Here are the details on the credits: PG&E Statement on Oct. 9 Public Safety Power Shutoff Customer Bill Credit.

A Daily Plea From PG&E: Be Kind to Line Workers; They’re There to Help

A regular feature of PG&E’s nightly media briefings is a plea from the company’s most senior executives for the public not to take out their frustrations on utility workers who are out in the field inspecting lines or restoring power.

Company leaders have said workers, including some who have come to California from other utilities across the nation to provide mutual aid, have been the targets of verbal abuse, threats and in some cases actual violence.

Tuesday evening, PG&E Corp. CEO Bill Johnson said a PG&E worker driving a PG&E vehicle had been intentionally run off the road “by an angry motorist.”

Company officials have warned that some out-of-state workers might refuse to come to California with the level of PG&E-directed anger running so high. Johnson, who himself is a recent transplant from Tennessee, doubled down on that message.

“We have hundreds of visitors here helping us from other parts of the country, from the South, the East, the Midwest and here in the West” he said. “What impression do we want to give these visiting workers of California? So let’s make those workers, and all the workers, feel safe and welcome.”


Catching Up: Utility Regulators Will Investigate Public Safety Power Shutoffs

With much of California under siege from a rapid-fire series of windstorms and vast preemptive power outages meant to prevent electrical equipment from sparking wildfires, state utility regulators announced earlier they’re launching a formal investigation into the blackouts and taking steps to try to minimize them in the future.

The California Public Utilities Commission said the investigation will center on the increasingly broad public safety power shutoffs — or PSPS events — conducted by PG&E and the state’s other major power providers.

The agency will also re-examine how the utilities are using the shutoffs with an eye to reducing their scope.
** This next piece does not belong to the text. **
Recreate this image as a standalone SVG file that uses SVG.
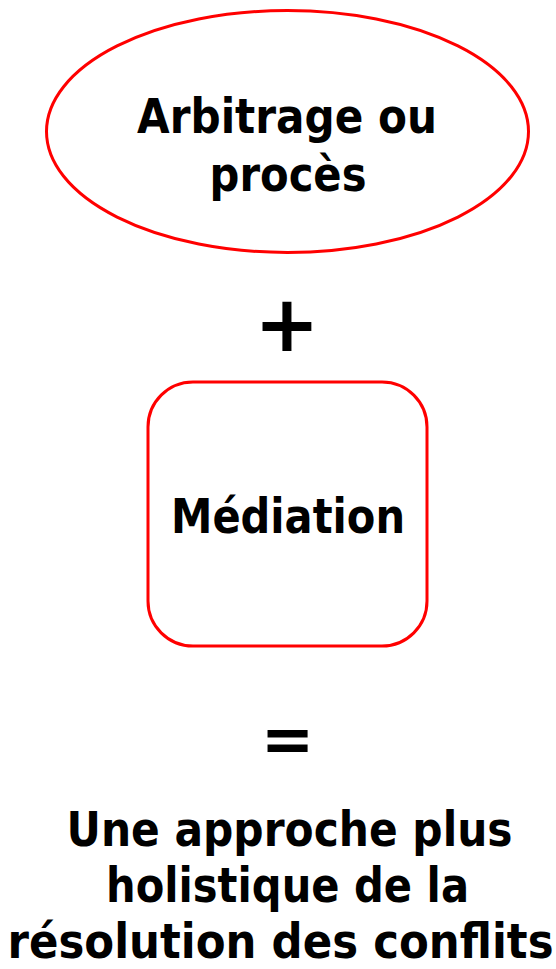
<svg xmlns="http://www.w3.org/2000/svg" width="556" height="969" viewBox="0 0 556 969">
<style>
.shape{fill:#ffffff;stroke:#ff0000;stroke-width:3}
.t{font-family:"DejaVu Sans","Liberation Sans",sans-serif;font-weight:bold;fill:#000000;text-anchor:middle;font-size:43px}
.sym{font-family:"DejaVu Sans","Liberation Sans",sans-serif;font-weight:bold;fill:#000000;text-anchor:middle}
</style>
<rect width="556" height="969" fill="#ffffff"/>
<g id="arbitrage">
<ellipse class="shape" cx="287.5" cy="131.5" rx="241" ry="121"/>
<text class="t" transform="translate(287,133) scale(1,1.116)" x="0" y="0" textLength="300" lengthAdjust="spacingAndGlyphs">Arbitrage ou</text>
<text class="t" transform="translate(288,191) scale(1,1.116)" x="0" y="0" textLength="157" lengthAdjust="spacingAndGlyphs">procès</text>
</g>
<g id="plus">
<text class="sym" font-size="78" x="287" y="351">+</text>
</g>
<g id="mediation">
<rect class="shape" x="148" y="382" width="279" height="264" rx="45" ry="45"/>
<text class="t" transform="translate(288,533) scale(1,1.116)" x="0" y="0" textLength="234" lengthAdjust="spacingAndGlyphs">Médiation</text>
</g>
<g id="equals">
<text class="sym" font-size="64" x="287.5" y="761">=</text>
</g>
<g id="result">
<text class="t" transform="translate(289.5,846) scale(1,1.116)" x="0" y="0" textLength="446" lengthAdjust="spacingAndGlyphs">Une approche plus</text>
<text class="t" transform="translate(287.5,902) scale(1,1.116)" x="0" y="0" textLength="363" lengthAdjust="spacingAndGlyphs">holistique de la</text>
<text class="t" transform="translate(280.5,958) scale(1,1.116)" x="0" y="0" textLength="546" lengthAdjust="spacingAndGlyphs">résolution des conflits</text>
</g>
<g id="connectors"/>
</svg>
It will also take steps to ensure that the utilities do not charge customers for periods when their power has been turned off.

The CPUC says the inquiry will look into whether utilities — and especially PG&E – have complied with state regulations, raising the possibility the companies may face fines or other penalties.
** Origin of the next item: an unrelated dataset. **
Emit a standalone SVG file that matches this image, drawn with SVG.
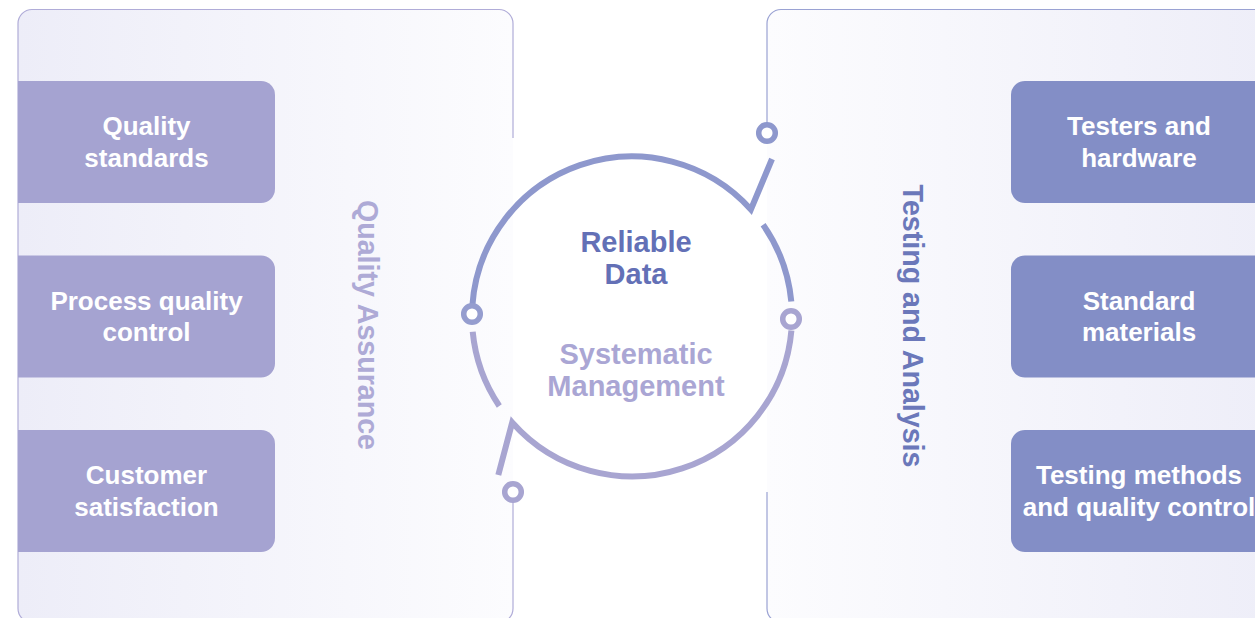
<svg xmlns="http://www.w3.org/2000/svg" width="1255" height="618" viewBox="0 0 1255 618">
  <defs>
    <linearGradient id="gl" x1="0" y1="0" x2="1" y2="0">
      <stop offset="0" stop-color="#ededf8"/>
      <stop offset="1" stop-color="#fcfcfe"/>
    </linearGradient>
    <linearGradient id="gr" x1="0" y1="0" x2="1" y2="0">
      <stop offset="0" stop-color="#fcfcfe"/>
      <stop offset="1" stop-color="#ededf8"/>
    </linearGradient>
  </defs>
  <style>
    .box-l { fill: #a5a3d1; }
    .box-r { fill: #838ec6; }
    .bt { font-family: "Liberation Sans", Arial, sans-serif; font-weight: bold; font-size: 26px; fill: #ffffff; text-anchor: middle; }
    .big { font-family: "Liberation Sans", Arial, sans-serif; font-weight: bold; font-size: 28.6px; text-anchor: middle; }
    .ctr { font-family: "Liberation Sans", Arial, sans-serif; font-weight: bold; font-size: 29px; text-anchor: middle; }
    .arc-b { fill: none; stroke: #8e98cd; stroke-width: 6; stroke-linejoin: miter; }
    .arc-p { fill: none; stroke: #a8a5d1; stroke-width: 6; stroke-linejoin: miter; }
    .node { fill: #ffffff; stroke-width: 5.5; }
  </style>
  <rect width="1255" height="618" fill="#ffffff"/>

  <g id="panel-left">
    <rect x="18" y="9.5" width="495" height="613" rx="14" fill="url(#gl)"/>
    <path d="M513,138 V23.5 A14,14 0 0 0 499,9.5 H32 A14,14 0 0 0 18,23.5 V608.5 A14,14 0 0 0 32,622.5 H499 A14,14 0 0 0 513,608.5 V492" fill="none" stroke="#b0acd8" stroke-width="1.2"/>
    <text class="big" fill="#aeaad6" transform="translate(357.5,325) rotate(90)">Quality Assurance</text>
  </g>

  <g id="panel-right">
    <rect x="767" y="9.5" width="530" height="613" rx="14" fill="url(#gr)"/>
    <path d="M767,133 V23.5 A14,14 0 0 1 781,9.5 H1300" fill="none" stroke="#9aa2d3" stroke-width="1.2"/>
    <path d="M767,492 V608.5 A14,14 0 0 0 781,622.5 H1300" fill="none" stroke="#9aa2d3" stroke-width="1.2"/>
    <text class="big" fill="#6b78ba" transform="translate(902.5,326) rotate(90)">Testing and Analysis</text>
  </g>

  <g id="box-quality-standards">
    <path class="box-l" d="M18,81 H261 A14,14 0 0 1 275,95 V189 A14,14 0 0 1 261,203 H18 Z"/>
    <text class="bt" x="146.5" y="135">Quality</text>
    <text class="bt" x="146.5" y="167">standards</text>
  </g>
  <g id="box-process-quality-control">
    <path class="box-l" d="M18,255.5 H261 A14,14 0 0 1 275,269.5 V363.5 A14,14 0 0 1 261,377.5 H18 Z"/>
    <text class="bt" x="146.5" y="309.5">Process quality</text>
    <text class="bt" x="146.5" y="341">control</text>
  </g>
  <g id="box-customer-satisfaction">
    <path class="box-l" d="M18,430 H261 A14,14 0 0 1 275,444 V538 A14,14 0 0 1 261,552 H18 Z"/>
    <text class="bt" x="146.5" y="484">Customer</text>
    <text class="bt" x="146.5" y="516">satisfaction</text>
  </g>

  <g id="box-testers-hardware">
    <path class="box-r" d="M1300,81 H1025 A14,14 0 0 0 1011,95 V189 A14,14 0 0 0 1025,203 H1300 Z"/>
    <text class="bt" x="1139" y="135">Testers and</text>
    <text class="bt" x="1139" y="167">hardware</text>
  </g>
  <g id="box-standard-materials">
    <path class="box-r" d="M1300,255.5 H1025 A14,14 0 0 0 1011,269.5 V363.5 A14,14 0 0 0 1025,377.5 H1300 Z"/>
    <text class="bt" x="1139" y="309.5">Standard</text>
    <text class="bt" x="1139" y="341">materials</text>
  </g>
  <g id="box-testing-methods">
    <path class="box-r" d="M1300,430 H1025 A14,14 0 0 0 1011,444 V538 A14,14 0 0 0 1025,552 H1300 Z"/>
    <text class="bt" x="1139" y="484">Testing methods</text>
    <text class="bt" x="1139" y="516">and quality control</text>
  </g>

  <g id="connectors">
    <path class="arc-b" d="M472.4,305.3 A160,160 0 0 1 750.9,209.4 L772,159"/>
    <path class="arc-b" d="M763.1,224.7 A160,160 0 0 1 791.3,301.5"/>
    <path class="arc-p" d="M791.4,330.4 A160,160 0 0 1 512.2,422.5 L498.3,475"/>
    <path class="arc-p" d="M499.3,406 A160,160 0 0 1 472.7,331.8"/>
  </g>

  <g id="node-top-right"><circle class="node" cx="767" cy="133" r="8.3" stroke="#8e98cd"/></g>
  <g id="node-left"><circle class="node" cx="472" cy="314" r="8.3" stroke="#959dcf"/></g>
  <g id="node-right"><circle class="node" cx="791" cy="319" r="8.3" stroke="#a8a5d1"/></g>
  <g id="node-bottom-left"><circle class="node" cx="513" cy="492" r="8.3" stroke="#a8a5d1"/></g>

  <g id="center-label">
    <text class="ctr" fill="#6370b6" x="636" y="251.5">Reliable</text>
    <text class="ctr" fill="#6370b6" x="636" y="283.5">Data</text>
    <text class="ctr" fill="#aaa6d4" x="636" y="364">Systematic</text>
    <text class="ctr" fill="#aaa6d4" x="636" y="396">Management</text>
  </g>
</svg>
Gov. Gavin Newsom applauded the CPUC probe — and said he’s hoping the commission curbs the extensive use of blackouts to manage the state’s wildfire threat.
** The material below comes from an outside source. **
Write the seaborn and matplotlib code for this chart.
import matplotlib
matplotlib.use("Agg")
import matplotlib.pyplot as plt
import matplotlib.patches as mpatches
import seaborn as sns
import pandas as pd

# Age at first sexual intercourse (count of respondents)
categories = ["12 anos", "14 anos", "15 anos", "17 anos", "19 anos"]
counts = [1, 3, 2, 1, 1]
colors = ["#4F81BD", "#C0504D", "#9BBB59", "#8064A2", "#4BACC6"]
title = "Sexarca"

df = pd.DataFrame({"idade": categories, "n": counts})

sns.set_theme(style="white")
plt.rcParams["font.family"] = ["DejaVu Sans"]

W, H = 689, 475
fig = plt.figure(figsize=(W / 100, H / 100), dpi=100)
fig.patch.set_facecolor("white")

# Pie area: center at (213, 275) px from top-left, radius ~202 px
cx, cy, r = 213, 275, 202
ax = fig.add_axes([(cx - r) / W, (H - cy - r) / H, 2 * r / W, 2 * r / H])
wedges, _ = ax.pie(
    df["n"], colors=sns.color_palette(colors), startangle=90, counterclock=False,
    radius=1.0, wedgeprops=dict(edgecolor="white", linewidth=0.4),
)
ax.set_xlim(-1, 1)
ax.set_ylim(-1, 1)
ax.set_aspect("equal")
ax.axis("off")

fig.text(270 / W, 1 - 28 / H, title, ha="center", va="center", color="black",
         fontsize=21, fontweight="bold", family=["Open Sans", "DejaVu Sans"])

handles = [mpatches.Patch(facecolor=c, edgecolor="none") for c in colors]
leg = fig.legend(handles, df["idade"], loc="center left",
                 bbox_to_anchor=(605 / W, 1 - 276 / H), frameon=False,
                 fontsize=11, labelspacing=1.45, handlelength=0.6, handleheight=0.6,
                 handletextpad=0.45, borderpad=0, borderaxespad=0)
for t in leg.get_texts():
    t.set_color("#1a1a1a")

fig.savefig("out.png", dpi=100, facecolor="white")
“I want to see the CPUC launch a total reform of power shutoff rules and regulations,” Newsom said in a statement. “Utilities must be held accountable and be aggressively penalized for their overreliance on PSPS, and the product of this investigation must be new rules and regulations to do that. I also want to see customers not charged for PSPS. It seems obvious, but under the current rules, utilities can do just that. It’s unacceptable and must be remedied.”

PG&E’s Report on the Big Blackout Early in October

Under state regulations, utilities that impose a public safety power shutoff are required to report on the event within 10 days of . the incident. The report must include details like how the decision to shut off power was made and give specifics about exactly what electric circuits were turned off, how many customers were affected and how the blackout was communicated to customers and government agencies.

The CPUC posted PG&E’s 230-page report on the Oct. 9-12 outage earlier this week.

PG&E called the scale of the event — which was significantly exceeded by last Saturday’s blackouts — “unsustainable in the long term.” But in the next breath, the company defended the massive shutoff as “the right decision given the large-scale weather event and the damage to PG&E’s electric system that unfolded across our service area.”

The company also acknowledged its performance had been less than perfect when it came to communications: “PG&E acknowledges falling short in several areas of execution, which is why PG&E is committed to closing identified gaps quickly. First and foremost, PG&E has reinforced its website and redistributed staffing in its call centers to handle a much higher volume for future events.”